一方、本記事で紹介している「休憩室」は、上記の「休養室」とは異なる施設です。休憩室は主に短時間の休憩や食事のために使用される空間であり、必ずしも横になって休むことを前提としていません。
両者の違いを理解し、混同しないよう注意が必要です。なお、法令や規則は改正される可能性があるため、最新の情報については必ず管轄する行政機関が発信する公式情報を確認しましょう。
電子レンジ
電子レンジは、持参したお弁当や冷凍食品、テイクアウトしたランチの温めに欠かせないアイテムです。従業員数が多い職場では、1台だけでは待ち時間が長くなり、不満の原因となる可能性があります。そのため、従業員の人数や要望に応じて、適切な台数を設置することが望ましいでしょう。清掃のルールもあらかじめ決めておきましょう。
冷蔵庫
冷蔵庫は、従業員が飲料や持参したお弁当を保管するのに便利なアイテムです。ただし、食品を保管するため、衛生管理には特に注意が必要です。全ての従業員が気持ちよく使用できるよう、使用ルールを明確に定めることが大切です。例えば、保管する食品には日付や名前を記入する、定期的に中身を確認し古くなったものは処分するなどのルールを設けると良いでしょう。

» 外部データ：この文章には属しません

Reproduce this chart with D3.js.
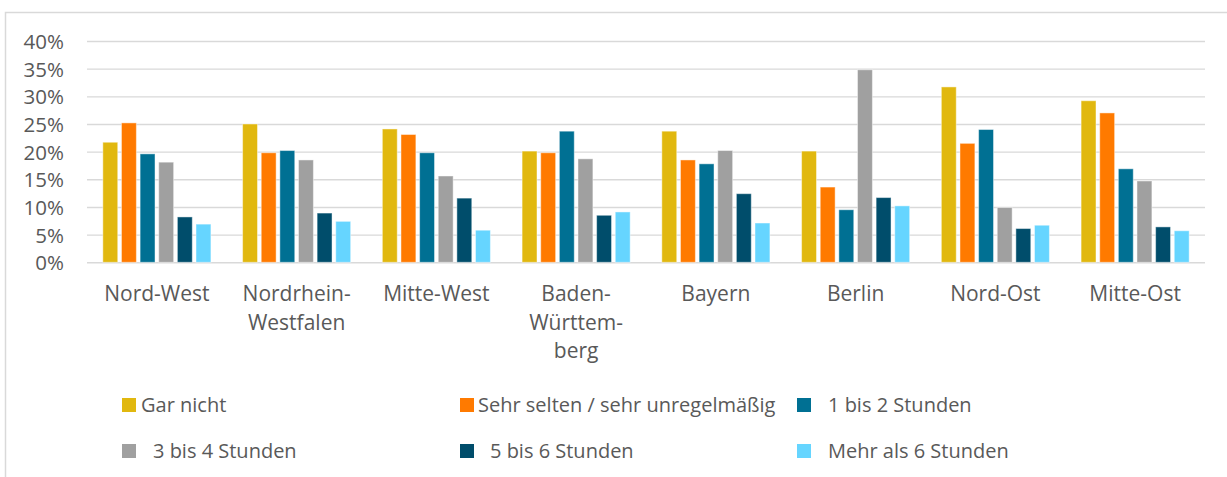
<!DOCTYPE html>
<html><head><meta charset="utf-8">
<script src="https://cdn.jsdelivr.net/npm/d3@7"></script>
<style>
html,body{margin:0;padding:0;background:#fff;}
svg{display:block;}
text{font-family:"Open Sans",sans-serif;fill:#595959;}
</style></head>
<body>
<svg id="chart" width="1227" height="477"></svg>
<script>
const categories = ["Nord-West", "Nordrhein-\nWestfalen", "Mitte-West", "Baden-\nWürttem-\nberg", "Bayern", "Berlin", "Nord-Ost", "Mitte-Ost"];
const seriesNames = ["Gar nicht", "Sehr selten / sehr unregelmäßig", "1 bis 2 Stunden", "3 bis 4 Stunden", "5 bis 6 Stunden", "Mehr als 6 Stunden"];
const seriesColors = ["#E1B80F", "#FF7A00", "#007093", "#A0A0A0", "#004D6B", "#66D5FF"];
const garNicht      = [21.7, 25.0, 24.1, 20.1, 23.7, 20.1, 31.7, 29.2];
const sehrSelten    = [25.2, 19.8, 23.1, 19.8, 18.5, 13.6, 21.5, 27.0];
const einBisZwei    = [19.6, 20.2, 19.8, 23.7, 17.8, 9.5, 24.0, 16.9];
const dreiBisVier   = [18.1, 18.5, 15.6, 18.7, 20.2, 34.8, 9.9, 14.7];
const fuenfBisSechs = [8.2, 8.9, 11.6, 8.5, 12.4, 11.7, 6.1, 6.4];
const mehrAlsSechs  = [6.9, 7.4, 5.8, 9.1, 7.1, 10.2, 6.7, 5.7];
const yTicks = [0, 5, 10, 15, 20, 25, 30, 35, 40];

const seriesValues = [garNicht, sehrSelten, einBisZwei, dreiBisVier, fuenfBisSechs, mehrAlsSechs];

(function () {
const svg = d3.select("#chart");

// outer frame
svg.append("path").attr("d", "M5.5,477 V12.5 H1227")
  .attr("fill", "none").attr("stroke", "#D9D9D9").attr("stroke-width", 1.5);

const pLeft = 87, pRight = 1205, pTop = 41, pBottom = 262.3;
const x0 = d3.scaleBand().domain(categories).range([pLeft, pRight]).padding(0);
const x1 = d3.scaleBand().domain(seriesNames).range([0, x0.bandwidth()]).paddingInner(0.2).paddingOuter(0.85);
const y = d3.scaleLinear().domain([0, 40]).range([pBottom, pTop]);

// gridlines
const grid = svg.append("g").attr("transform", `translate(${pLeft},0)`)
  .call(d3.axisLeft(y).tickValues(yTicks).tickSize(-(pRight - pLeft)).tickFormat(""));
grid.select(".domain").remove();
grid.selectAll(".tick line").attr("stroke", "#D9D9D9").attr("stroke-width", 1.4);

// y labels
const yAx = svg.append("g").attr("transform", "translate(64,0)")
  .call(d3.axisLeft(y).tickValues(yTicks).tickSize(0).tickPadding(0).tickFormat(d => d + "%"));
yAx.select(".domain").remove();
yAx.selectAll("text").attr("font-size", 20.5).attr("font-family", "Open Sans, sans-serif")
  .attr("fill", "#595959").attr("dy", "0.36em");

// bars
const groups = svg.append("g").selectAll("g").data(categories).join("g")
  .attr("transform", d => `translate(${x0(d)},0)`);
groups.selectAll("rect")
  .data((c, ci) => seriesNames.map((s, si) => ({s, si, v: seriesValues[si][ci]})))
  .join("rect")
  .attr("x", d => x1(d.s))
  .attr("width", x1.bandwidth())
  .attr("y", d => y(d.v))
  .attr("height", d => y(0) - y(d.v))
  .attr("fill", d => seriesColors[d.si])
  .attr("stroke", "#ffffff").attr("stroke-opacity", 0.45).attr("stroke-width", 1);

// x labels
const xl = svg.append("g").selectAll("text").data(categories).join("text")
  .attr("x", d => x0(d) + x0.bandwidth() / 2)
  .attr("y", 301)
  .attr("text-anchor", "middle")
  .attr("font-size", 21);
xl.selectAll("tspan").data(d => d.split("\n")).join("tspan")
  .attr("x", function() { return this.parentNode.getAttribute("x"); })
  .attr("dy", (d, i) => i === 0 ? 0 : 28.5)
  .text(d => d);

// legend
const legCols = [122, 460, 797];
const legRows = [405, 451];
const legTextOffset = [19, 18, 31, 31, 30, 31];
const leg = svg.append("g").selectAll("g").data(seriesNames).join("g")
  .attr("transform", (d, i) => `translate(${legCols[i % 3]},${legRows[Math.floor(i / 3)]})`);
leg.append("rect").attr("x", 0).attr("y", -7).attr("width", 14).attr("height", 14)
  .attr("fill", (d, i) => seriesColors[i]);
leg.append("text").attr("x", (d, i) => legTextOffset[i]).attr("y", 0).attr("dy", "0.36em")
  .attr("font-size", 20).text(d => d);
})();
</script>
</body></html>
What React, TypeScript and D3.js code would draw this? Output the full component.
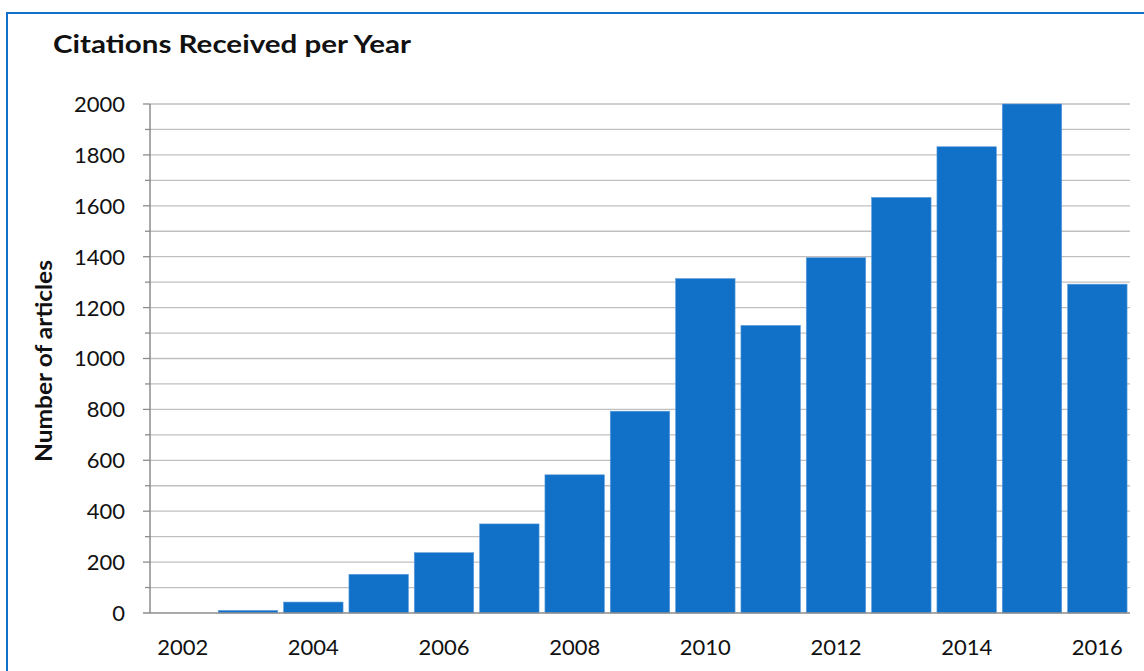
import * as d3 from "d3";

const years = [2002, 2003, 2004, 2005, 2006, 2007, 2008, 2009, 2010, 2011, 2012, 2013, 2014, 2015, 2016];
const citations = [0, 10, 43, 152, 237, 350, 543, 793, 1314, 1130, 1396, 1633, 1832, 2000, 1292];
const yMajorTicks = [0, 200, 400, 600, 800, 1000, 1200, 1400, 1600, 1800, 2000];
const xLabelYears = [2002, 2004, 2006, 2008, 2010, 2012, 2014, 2016];

const W = 1144;
const H = 671;
const plot = { left: 150, right: 1130, top: 104, bottom: 613 };
const blue = "#1170c8";
const font = "Lato, 'Open Sans', sans-serif";

export default function App() {
  const x = d3.scaleBand<number>()
    .domain(years)
    .range([plot.left, plot.right])
    .paddingInner(0.09)
    .paddingOuter(0.045);

  const y = d3.scaleLinear().domain([0, 2000]).range([plot.bottom, plot.top]);
  const gridTicks = d3.range(100, 2001, 100);

  return (
    <svg width={W} height={H} style={{ position: "absolute", left: 0, top: 0, display: "block", background: "#fff" }}>
      {/* outer frame, runs off the right and bottom edges */}
      <rect x={7} y={13} width={W + 20} height={H + 20} fill="none" stroke={blue} strokeWidth={2} />

      <text x={53} y={53} fontFamily={font} fontWeight="700" fontSize={25} fill="#111"
        textLength={358} lengthAdjust="spacingAndGlyphs">
        Citations Received per Year
      </text>

      {/* gridlines every 100 */}
      {gridTicks.map((t) => (
        <line key={t} x1={plot.left} x2={plot.right} y1={y(t)} y2={y(t)} stroke="#c0c0c0" strokeWidth={1.3} />
      ))}

      {/* bars */}
      {years.map((yr, i) => citations[i] > 0 && (
        <rect
          key={yr}
          x={x(yr)}
          y={y(citations[i])}
          width={x.bandwidth()}
          height={plot.bottom - y(citations[i])}
          fill={blue}
          stroke="#5d9cdc"
          strokeWidth={0.6}
        />
      ))}

      {/* y axis */}
      <line x1={plot.left} x2={plot.left} y1={plot.top} y2={plot.bottom} stroke="#8c8c8c" strokeWidth={1.5} />
      {gridTicks.map((t) => (
        <line key={t} x1={t % 200 === 0 ? plot.left - 7 : plot.left - 5} x2={plot.left} y1={y(t)} y2={y(t)} stroke="#8c8c8c" strokeWidth={1.3} />
      ))}
      <line x1={plot.left - 7} x2={plot.right} y1={plot.bottom} y2={plot.bottom} stroke="#8c8c8c" strokeWidth={1.5} />

      {yMajorTicks.map((t) => (
        <text key={t} x={125} y={y(t)} dy="0.36em" textAnchor="end" fontFamily={font} fontSize={22} fill="#111">
          {t}
        </text>
      ))}

      {xLabelYears.map((yr) => (
        <text
          key={yr}
          x={(x(yr) ?? 0) + x.bandwidth() / 2}
          y={655}
          textAnchor="middle"
          fontFamily={font}
          fontSize={22}
          fill="#111"
        >
          {yr}
        </text>
      ))}

      <text
        transform={`translate(52, 361) rotate(-90)`}
        textAnchor="middle"
        fontFamily={font}
        fontWeight="700"
        fontSize={23}
        fill="#111"
        textLength={202}
        lengthAdjust="spacingAndGlyphs"
      >
        Number of articles
      </text>
    </svg>
  );
}
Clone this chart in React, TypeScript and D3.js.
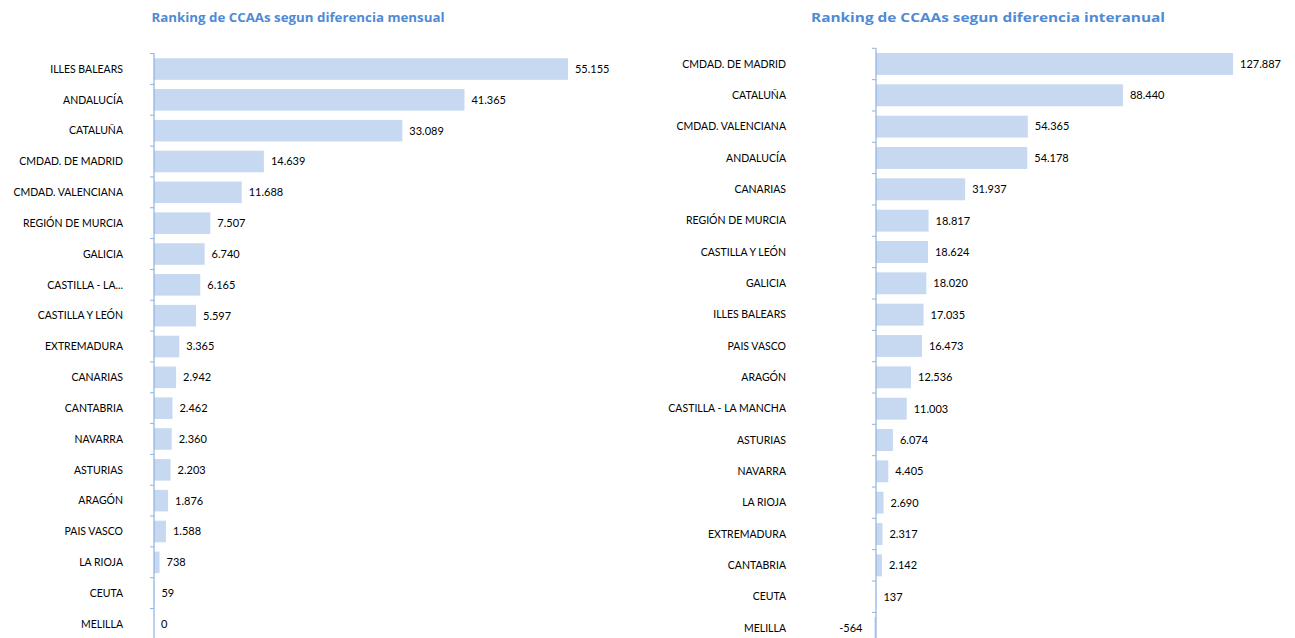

また、定期的な清掃スケジュールを組み、常に清潔な状態を保つことも重要です。
書籍や雑誌コーナー
休憩室に本棚を設置し、様々なジャンルの書籍や雑誌、写真集を用意することで、従業員はリラックスしながら新たなインスピレーションを得ることができます。仕事に関連する専門書から、趣味や教養に関する一般書まで、幅広いジャンルを取り揃えると良いでしょう。
まとめ
工場の休憩室は、従業員の健康維持と生産性向上に大きく貢献する重要な空間です。温かみのある内装、柔軟なレイアウトなど、本記事で紹介したポイントを押さえることで、従業員のニーズに応える快適な休憩室を実現できます。
従業員が心身ともにリフレッシュできる環境を整えることで、工場全体の生産性と安全性が向上し、企業の持続的な成長にもつながります。自社の状況に合わせてカスタマイズし、より良い休憩環境の実現を目指しましょう。